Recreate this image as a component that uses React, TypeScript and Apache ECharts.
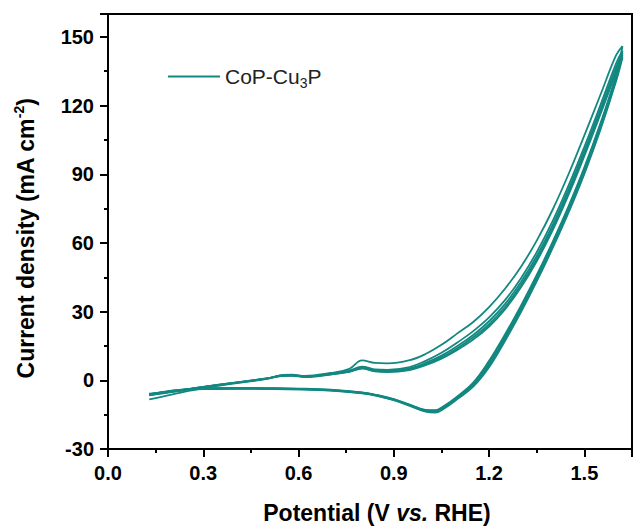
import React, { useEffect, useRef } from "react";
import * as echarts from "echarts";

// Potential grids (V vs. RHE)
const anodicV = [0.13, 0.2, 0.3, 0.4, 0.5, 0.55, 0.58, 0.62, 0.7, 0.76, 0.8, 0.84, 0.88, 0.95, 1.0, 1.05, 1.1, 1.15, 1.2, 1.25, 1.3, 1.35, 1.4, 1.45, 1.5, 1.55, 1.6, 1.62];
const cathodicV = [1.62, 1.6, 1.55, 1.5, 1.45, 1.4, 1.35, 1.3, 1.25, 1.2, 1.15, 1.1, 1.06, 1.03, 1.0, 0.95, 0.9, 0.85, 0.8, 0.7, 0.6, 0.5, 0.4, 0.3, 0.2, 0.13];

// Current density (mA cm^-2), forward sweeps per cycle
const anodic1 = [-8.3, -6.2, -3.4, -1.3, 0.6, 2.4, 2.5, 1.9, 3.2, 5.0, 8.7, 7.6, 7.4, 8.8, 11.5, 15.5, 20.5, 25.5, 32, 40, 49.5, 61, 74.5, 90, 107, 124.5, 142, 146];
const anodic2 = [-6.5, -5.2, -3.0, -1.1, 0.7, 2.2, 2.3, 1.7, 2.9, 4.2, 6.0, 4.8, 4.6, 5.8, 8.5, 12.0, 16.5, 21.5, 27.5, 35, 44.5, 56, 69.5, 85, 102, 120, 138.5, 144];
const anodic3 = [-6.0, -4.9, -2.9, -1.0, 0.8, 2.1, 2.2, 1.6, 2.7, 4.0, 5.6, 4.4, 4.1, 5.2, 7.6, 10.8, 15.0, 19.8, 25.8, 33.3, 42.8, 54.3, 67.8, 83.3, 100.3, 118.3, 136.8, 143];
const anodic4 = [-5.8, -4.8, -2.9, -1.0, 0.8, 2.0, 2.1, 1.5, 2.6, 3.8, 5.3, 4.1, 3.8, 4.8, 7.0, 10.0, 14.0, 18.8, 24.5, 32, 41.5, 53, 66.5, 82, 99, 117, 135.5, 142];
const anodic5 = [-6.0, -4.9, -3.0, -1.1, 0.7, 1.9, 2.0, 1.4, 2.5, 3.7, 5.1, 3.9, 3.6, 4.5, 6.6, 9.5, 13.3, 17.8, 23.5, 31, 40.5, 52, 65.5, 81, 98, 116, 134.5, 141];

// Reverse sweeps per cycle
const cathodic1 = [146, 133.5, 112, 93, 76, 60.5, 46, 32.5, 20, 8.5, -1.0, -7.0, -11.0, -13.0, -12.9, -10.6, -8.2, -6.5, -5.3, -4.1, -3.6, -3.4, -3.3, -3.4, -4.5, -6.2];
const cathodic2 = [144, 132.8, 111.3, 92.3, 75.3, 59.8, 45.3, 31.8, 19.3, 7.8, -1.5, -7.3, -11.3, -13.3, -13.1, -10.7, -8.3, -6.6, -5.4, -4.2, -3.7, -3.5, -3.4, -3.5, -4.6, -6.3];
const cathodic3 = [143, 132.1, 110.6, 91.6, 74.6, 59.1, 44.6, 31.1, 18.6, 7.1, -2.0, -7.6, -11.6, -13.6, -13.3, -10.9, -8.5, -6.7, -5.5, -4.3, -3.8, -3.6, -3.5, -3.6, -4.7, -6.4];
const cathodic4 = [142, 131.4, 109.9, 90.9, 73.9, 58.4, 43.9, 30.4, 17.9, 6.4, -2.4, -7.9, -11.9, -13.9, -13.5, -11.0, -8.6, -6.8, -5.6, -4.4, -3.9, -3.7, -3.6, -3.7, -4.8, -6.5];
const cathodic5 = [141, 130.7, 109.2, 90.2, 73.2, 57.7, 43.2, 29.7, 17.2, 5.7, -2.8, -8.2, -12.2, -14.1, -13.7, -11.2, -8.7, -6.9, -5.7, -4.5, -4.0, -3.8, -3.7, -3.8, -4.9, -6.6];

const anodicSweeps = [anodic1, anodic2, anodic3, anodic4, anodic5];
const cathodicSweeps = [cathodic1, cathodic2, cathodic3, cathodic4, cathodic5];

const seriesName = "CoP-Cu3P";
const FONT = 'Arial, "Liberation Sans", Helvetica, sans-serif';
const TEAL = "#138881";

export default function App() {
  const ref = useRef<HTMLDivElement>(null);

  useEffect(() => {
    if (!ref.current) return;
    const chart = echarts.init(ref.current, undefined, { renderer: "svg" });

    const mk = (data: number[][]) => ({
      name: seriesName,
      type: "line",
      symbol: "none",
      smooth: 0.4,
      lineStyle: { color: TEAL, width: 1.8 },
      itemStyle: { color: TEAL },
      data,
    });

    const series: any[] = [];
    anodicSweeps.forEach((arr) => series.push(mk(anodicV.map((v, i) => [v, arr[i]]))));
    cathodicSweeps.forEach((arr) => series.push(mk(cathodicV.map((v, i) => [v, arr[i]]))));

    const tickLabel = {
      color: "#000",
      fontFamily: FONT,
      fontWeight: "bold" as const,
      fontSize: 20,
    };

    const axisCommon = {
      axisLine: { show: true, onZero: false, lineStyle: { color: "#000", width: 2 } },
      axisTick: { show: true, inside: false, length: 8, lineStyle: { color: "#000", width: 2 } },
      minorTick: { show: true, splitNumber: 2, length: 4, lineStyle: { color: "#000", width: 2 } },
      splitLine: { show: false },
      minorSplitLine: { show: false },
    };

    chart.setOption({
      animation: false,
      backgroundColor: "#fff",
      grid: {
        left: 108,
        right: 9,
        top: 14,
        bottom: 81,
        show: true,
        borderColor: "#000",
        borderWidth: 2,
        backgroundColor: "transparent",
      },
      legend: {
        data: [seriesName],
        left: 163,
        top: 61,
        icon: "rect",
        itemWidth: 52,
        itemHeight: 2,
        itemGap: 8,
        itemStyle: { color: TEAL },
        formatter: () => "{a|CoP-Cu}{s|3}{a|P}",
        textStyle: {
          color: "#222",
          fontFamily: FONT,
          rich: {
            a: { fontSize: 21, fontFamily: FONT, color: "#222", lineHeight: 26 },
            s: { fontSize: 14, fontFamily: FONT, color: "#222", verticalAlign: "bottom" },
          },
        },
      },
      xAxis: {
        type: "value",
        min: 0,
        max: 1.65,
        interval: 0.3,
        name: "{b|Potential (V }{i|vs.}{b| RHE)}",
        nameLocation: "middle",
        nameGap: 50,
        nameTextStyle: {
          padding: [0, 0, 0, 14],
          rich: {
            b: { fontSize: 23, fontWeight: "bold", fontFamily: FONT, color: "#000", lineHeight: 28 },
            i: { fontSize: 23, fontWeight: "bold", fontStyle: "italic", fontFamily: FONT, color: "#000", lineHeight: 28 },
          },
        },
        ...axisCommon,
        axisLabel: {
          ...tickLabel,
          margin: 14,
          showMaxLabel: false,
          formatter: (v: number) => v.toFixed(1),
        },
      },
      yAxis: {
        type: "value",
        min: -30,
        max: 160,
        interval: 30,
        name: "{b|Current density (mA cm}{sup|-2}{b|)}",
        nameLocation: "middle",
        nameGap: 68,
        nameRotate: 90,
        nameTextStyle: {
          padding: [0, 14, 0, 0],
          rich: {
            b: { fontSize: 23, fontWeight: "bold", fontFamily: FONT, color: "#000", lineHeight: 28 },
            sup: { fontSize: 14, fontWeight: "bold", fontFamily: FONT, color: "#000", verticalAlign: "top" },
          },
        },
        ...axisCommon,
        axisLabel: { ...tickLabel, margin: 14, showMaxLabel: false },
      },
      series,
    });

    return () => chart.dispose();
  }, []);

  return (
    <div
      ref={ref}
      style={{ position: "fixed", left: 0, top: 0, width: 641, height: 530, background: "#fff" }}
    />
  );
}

==============================

## REQUIRED TASK
Without the pictures, retype the whole of the material above exactly.

## ANSWER TO THIS EXERCISE
Recreate this image as a component that uses React, TypeScript and Apache ECharts.
import React, { useEffect, useRef } from "react";
import * as echarts from "echarts";

// Potential grids (V vs. RHE)
const anodicV = [0.13, 0.2, 0.3, 0.4, 0.5, 0.55, 0.58, 0.62, 0.7, 0.76, 0.8, 0.84, 0.88, 0.95, 1.0, 1.05, 1.1, 1.15, 1.2, 1.25, 1.3, 1.35, 1.4, 1.45, 1.5, 1.55, 1.6, 1.62];
const cathodicV = [1.62, 1.6, 1.55, 1.5, 1.45, 1.4, 1.35, 1.3, 1.25, 1.2, 1.15, 1.1, 1.06, 1.03, 1.0, 0.95, 0.9, 0.85, 0.8, 0.7, 0.6, 0.5, 0.4, 0.3, 0.2, 0.13];

// Current density (mA cm^-2), forward sweeps per cycle
const anodic1 = [-8.3, -6.2, -3.4, -1.3, 0.6, 2.4, 2.5, 1.9, 3.2, 5.0, 8.7, 7.6, 7.4, 8.8, 11.5, 15.5, 20.5, 25.5, 32, 40, 49.5, 61, 74.5, 90, 107, 124.5, 142, 146];
const anodic2 = [-6.5, -5.2, -3.0, -1.1, 0.7, 2.2, 2.3, 1.7, 2.9, 4.2, 6.0, 4.8, 4.6, 5.8, 8.5, 12.0, 16.5, 21.5, 27.5, 35, 44.5, 56, 69.5, 85, 102, 120, 138.5, 144];
const anodic3 = [-6.0, -4.9, -2.9, -1.0, 0.8, 2.1, 2.2, 1.6, 2.7, 4.0, 5.6, 4.4, 4.1, 5.2, 7.6, 10.8, 15.0, 19.8, 25.8, 33.3, 42.8, 54.3, 67.8, 83.3, 100.3, 118.3, 136.8, 143];
const anodic4 = [-5.8, -4.8, -2.9, -1.0, 0.8, 2.0, 2.1, 1.5, 2.6, 3.8, 5.3, 4.1, 3.8, 4.8, 7.0, 10.0, 14.0, 18.8, 24.5, 32, 41.5, 53, 66.5, 82, 99, 117, 135.5, 142];
const anodic5 = [-6.0, -4.9, -3.0, -1.1, 0.7, 1.9, 2.0, 1.4, 2.5, 3.7, 5.1, 3.9, 3.6, 4.5, 6.6, 9.5, 13.3, 17.8, 23.5, 31, 40.5, 52, 65.5, 81, 98, 116, 134.5, 141];

// Reverse sweeps per cycle
const cathodic1 = [146, 133.5, 112, 93, 76, 60.5, 46, 32.5, 20, 8.5, -1.0, -7.0, -11.0, -13.0, -12.9, -10.6, -8.2, -6.5, -5.3, -4.1, -3.6, -3.4, -3.3, -3.4, -4.5, -6.2];
const cathodic2 = [144, 132.8, 111.3, 92.3, 75.3, 59.8, 45.3, 31.8, 19.3, 7.8, -1.5, -7.3, -11.3, -13.3, -13.1, -10.7, -8.3, -6.6, -5.4, -4.2, -3.7, -3.5, -3.4, -3.5, -4.6, -6.3];
const cathodic3 = [143, 132.1, 110.6, 91.6, 74.6, 59.1, 44.6, 31.1, 18.6, 7.1, -2.0, -7.6, -11.6, -13.6, -13.3, -10.9, -8.5, -6.7, -5.5, -4.3, -3.8, -3.6, -3.5, -3.6, -4.7, -6.4];
const cathodic4 = [142, 131.4, 109.9, 90.9, 73.9, 58.4, 43.9, 30.4, 17.9, 6.4, -2.4, -7.9, -11.9, -13.9, -13.5, -11.0, -8.6, -6.8, -5.6, -4.4, -3.9, -3.7, -3.6, -3.7, -4.8, -6.5];
const cathodic5 = [141, 130.7, 109.2, 90.2, 73.2, 57.7, 43.2, 29.7, 17.2, 5.7, -2.8, -8.2, -12.2, -14.1, -13.7, -11.2, -8.7, -6.9, -5.7, -4.5, -4.0, -3.8, -3.7, -3.8, -4.9, -6.6];

const anodicSweeps = [anodic1, anodic2, anodic3, anodic4, anodic5];
const cathodicSweeps = [cathodic1, cathodic2, cathodic3, cathodic4, cathodic5];

const seriesName = "CoP-Cu3P";
const FONT = 'Arial, "Liberation Sans", Helvetica, sans-serif';
const TEAL = "#138881";

export default function App() {
  const ref = useRef<HTMLDivElement>(null);

  useEffect(() => {
    if (!ref.current) return;
    const chart = echarts.init(ref.current, undefined, { renderer: "svg" });

    const mk = (data: number[][]) => ({
      name: seriesName,
      type: "line",
      symbol: "none",
      smooth: 0.4,
      lineStyle: { color: TEAL, width: 1.8 },
      itemStyle: { color: TEAL },
      data,
    });

    const series: any[] = [];
    anodicSweeps.forEach((arr) => series.push(mk(anodicV.map((v, i) => [v, arr[i]]))));
    cathodicSweeps.forEach((arr) => series.push(mk(cathodicV.map((v, i) => [v, arr[i]]))));

    const tickLabel = {
      color: "#000",
      fontFamily: FONT,
      fontWeight: "bold" as const,
      fontSize: 20,
    };

    const axisCommon = {
      axisLine: { show: true, onZero: false, lineStyle: { color: "#000", width: 2 } },
      axisTick: { show: true, inside: false, length: 8, lineStyle: { color: "#000", width: 2 } },
      minorTick: { show: true, splitNumber: 2, length: 4, lineStyle: { color: "#000", width: 2 } },
      splitLine: { show: false },
      minorSplitLine: { show: false },
    };

    chart.setOption({
      animation: false,
      backgroundColor: "#fff",
      grid: {
        left: 108,
        right: 9,
        top: 14,
        bottom: 81,
        show: true,
        borderColor: "#000",
        borderWidth: 2,
        backgroundColor: "transparent",
      },
      legend: {
        data: [seriesName],
        left: 163,
        top: 61,
        icon: "rect",
        itemWidth: 52,
        itemHeight: 2,
        itemGap: 8,
        itemStyle: { color: TEAL },
        formatter: () => "{a|CoP-Cu}{s|3}{a|P}",
        textStyle: {
          color: "#222",
          fontFamily: FONT,
          rich: {
            a: { fontSize: 21, fontFamily: FONT, color: "#222", lineHeight: 26 },
            s: { fontSize: 14, fontFamily: FONT, color: "#222", verticalAlign: "bottom" },
          },
        },
      },
      xAxis: {
        type: "value",
        min: 0,
        max: 1.65,
        interval: 0.3,
        name: "{b|Potential (V }{i|vs.}{b| RHE)}",
        nameLocation: "middle",
        nameGap: 50,
        nameTextStyle: {
          padding: [0, 0, 0, 14],
          rich: {
            b: { fontSize: 23, fontWeight: "bold", fontFamily: FONT, color: "#000", lineHeight: 28 },
            i: { fontSize: 23, fontWeight: "bold", fontStyle: "italic", fontFamily: FONT, color: "#000", lineHeight: 28 },
          },
        },
        ...axisCommon,
        axisLabel: {
          ...tickLabel,
          margin: 14,
          showMaxLabel: false,
          formatter: (v: number) => v.toFixed(1),
        },
      },
      yAxis: {
        type: "value",
        min: -30,
        max: 160,
        interval: 30,
        name: "{b|Current density (mA cm}{sup|-2}{b|)}",
        nameLocation: "middle",
        nameGap: 68,
        nameRotate: 90,
        nameTextStyle: {
          padding: [0, 14, 0, 0],
          rich: {
            b: { fontSize: 23, fontWeight: "bold", fontFamily: FONT, color: "#000", lineHeight: 28 },
            sup: { fontSize: 14, fontWeight: "bold", fontFamily: FONT, color: "#000", verticalAlign: "top" },
          },
        },
        ...axisCommon,
        axisLabel: { ...tickLabel, margin: 14, showMaxLabel: false },
      },
      series,
    });

    return () => chart.dispose();
  }, []);

  return (
    <div
      ref={ref}
      style={{ position: "fixed", left: 0, top: 0, width: 641, height: 530, background: "#fff" }}
    />
  );
}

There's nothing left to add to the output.